Tencent was among the worst performing blue chips in Hong Kong, falling 2 per cent to HK$605.50, its biggest drop in a week. The e-commerce giant was told by regulators to put its finance related business into a new financial holding company, where it can be better supervised, according to a Caixin report. Tencent has the second highest weighting of 9.2 per cent on the benchmark Hang Seng Index, behind AIA.
“There are still lingering concerns about heightened regulatory scrutiny, so the markets remain a bit cautious,” said Stanley Chan, director of research at Emperor Securities.
Meituan fell 2.8 per cent to HK$271.80. The on-demand service platform will release its first-quarter results for the year on Friday.
Elsewhere, smartphone maker Xiaomi added 3.2 per cent to HK$29.05, its highest level since February 19. The Beijing-based company reported that its first-quarter net profit grew 260.6 per cent – beating estimates – on the back of increased sales worldwide, according to a filing after the market close on Wednesday.
Shares of Next Digital, the company that owns the Apple Daily newspaper, soared 50.5 per cent to HK$0.28 on Thursday for their biggest single-day gain since August 11, after trading resumed. The company had requested a suspension, which lasted 10 days, after the Security Bureau froze about HK$500 million (US$64.4 million) of controlling shareholder Jimmy Lai Chee-ying’s assets, including his Next Digital shares.
Wynn Macau fell 1.5 per cent to HK$13.42. Casino mogul Steve Wynn may face action from the US justice department for his alleged effort in 2017 to convince US officials to send fugitive tycoon Guo Wengui back to China, The Wall Street Journal reported.

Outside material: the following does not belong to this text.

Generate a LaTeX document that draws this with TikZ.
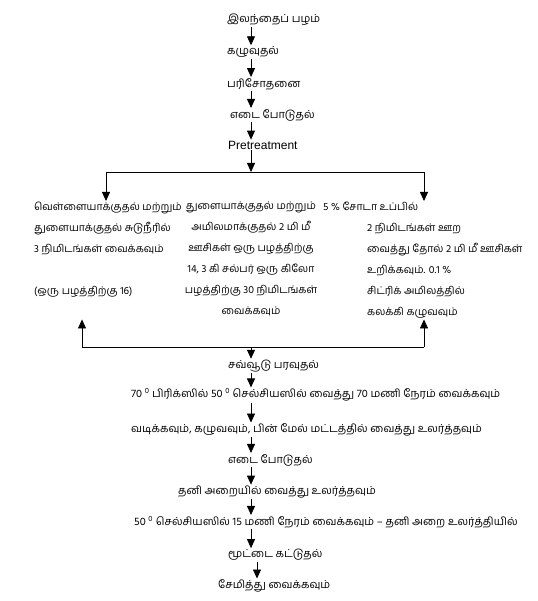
\documentclass[tikz,border=0pt]{standalone}
\usepackage{fontspec}
\setmainfont{Liberation Sans}
\newfontfamily\tamilfont[Script=Tamil]{Hind Madurai}
\usetikzlibrary{arrows.meta, positioning, calc}

\begin{document}
\begin{tikzpicture}[x=1pt, y=-1pt,
  stage/.style={anchor=west, inner sep=1pt, font=\tamilfont\fontsize{11}{13}\selectfont},
  column/.style={inner sep=1pt, font=\tamilfont\fontsize{10.5}{21}\selectfont},
  arr/.style={-{Triangle[length=9pt, width=8pt]}, line width=0.8pt},
  link/.style={line width=0.8pt}
]
  \useasboundingbox (0,0) rectangle (537,601);
  \coordinate (axis) at (251,0);
  \coordinate (axisB) at (257,0);

  % top chain
  \node[stage] (fruit) at (226,20) {இலந்தைப் பழம்};
  \node[stage] (wash) at (226,52) {கழுவுதல்};
  \node[stage] (check) at (226,84) {பரிசோதனை};
  \node[stage] (weigh) at (229,115) {எடை போடுதல்};
  \node[stage, font=\fontsize{12}{14}\selectfont] (pre) at (227,145) {Pretreatment};

  \foreach \a/\b in {fruit/wash, wash/check, check/weigh, weigh/pre}
    \draw[arr] (\a.south -| axis) -- (\b.north -| axis);

  % three pretreatments
  \coordinate (split) at (251,172);
  \coordinate (splitL) at (106,172);
  \coordinate (splitR) at (424,172);

  \node[column, anchor=north west, align=left] (blanch) at (33,201) {
    வெள்ளையாக்குதல் மற்றும்\\
    துளையாக்குதல் சுடுநீரில்\\
    3 நிமிடங்கள் வைக்கவும்\\[21pt]
    (ஒரு பழத்திற்கு 16)
  };
  \node[column, anchor=north, align=center] (sulph) at (251,201) {
    துளையாக்குதல் மற்றும்\\
    அமிலமாக்குதல் 2 மி மீ\\
    ஊசிகள் ஒரு பழத்திற்கு\\
    14, 3 கி சல்பர் ஒரு கிலோ\\
    பழத்திற்கு 30 நிமிடங்கள்\\
    வைக்கவும்
  };
  \node[column, anchor=north west] (soda) at (322,201) {5 \% சோடா உப்பில்};
  \node[column, anchor=north west, align=left] (peel) at (366,222) {
    2 நிமிடங்கள் ஊற\\
    வைத்து தோல் 2 மி மீ ஊசிகள்\\
    உறிக்கவும். 0.1 \%\\
    சிட்ரிக் அமிலத்தில்\\
    கலக்கி கழுவவும்
  };

  \draw[arr] (pre.south -| axis) -- (split);
  \draw[link] (splitL) -- (splitR);
  \draw[arr] (splitL) -- (splitL |- blanch.north);
  \draw[arr] (splitR) -- (splitR |- blanch.north);

  % merge
  \coordinate (merge) at (251,347);
  \coordinate (mergeL) at (82,347);
  \coordinate (mergeR) at (424,347);
  \draw[link] (mergeL) -- (mergeR);
  \draw[arr] (mergeL) -- (mergeL |- peel.south);
  \draw[arr] (mergeR) -- (mergeR |- peel.south);

  % bottom chain
  \node[stage] (osmo) at (227,366) {சவ்வூடு பரவுதல்};
  \node[stage] (syrup) at (130,395) {70 \textsuperscript{0} பிரிக்ஸில் 50 \textsuperscript{0} செல்சியஸில் வைத்து 70 மணி நேரம் வைக்கவும்};
  \node[stage] (drain) at (130,430) {வடிக்கவும், கழுவவும், பின் மேல் மட்டத்தில் வைத்து உலர்த்தவும்};
  \node[stage] (weighB) at (227,460) {எடை போடுதல்};
  \node[stage] (room) at (177,492) {தனி அறையில் வைத்து உலர்த்தவும்};
  \node[stage] (dryer) at (133,522) {50 \textsuperscript{0} செல்சியஸில் 15 மணி நேரம் வைக்கவும் – தனி அறை உலர்த்தியில்};
  \node[stage] (pack) at (227,555) {மூட்டை கட்டுதல்};
  \node[stage] (store) at (217,586) {சேமித்து வைக்கவும்};

  \draw[arr] (merge) -- (osmo.north -| axis);
  \foreach \a/\b in {osmo/syrup, syrup/drain, drain/weighB, weighB/room, room/dryer, dryer/pack}
    \draw[arr] (\a.south -| axis) -- (\b.north -| axis);
  \draw[arr] (pack.south -| axisB) -- (store.north -| axisB);
\end{tikzpicture}
\end{document}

On the mainland, liquor distiller Kweichow Moutai rose 1.1 per cent to 2,245 yuan, while Eastroc Beverage Group rose 44 per cent to 66.63 yuan from its listing price of 46.27 yuan in Shanghai.
Markets in Asia-Pacific were mixed. Japan’s Nikkei 225 fell 0.3 per cent, while South Korea’s Kospi slipped 0.1 per cent. Australia’s S&P/ASX 200 was little changed.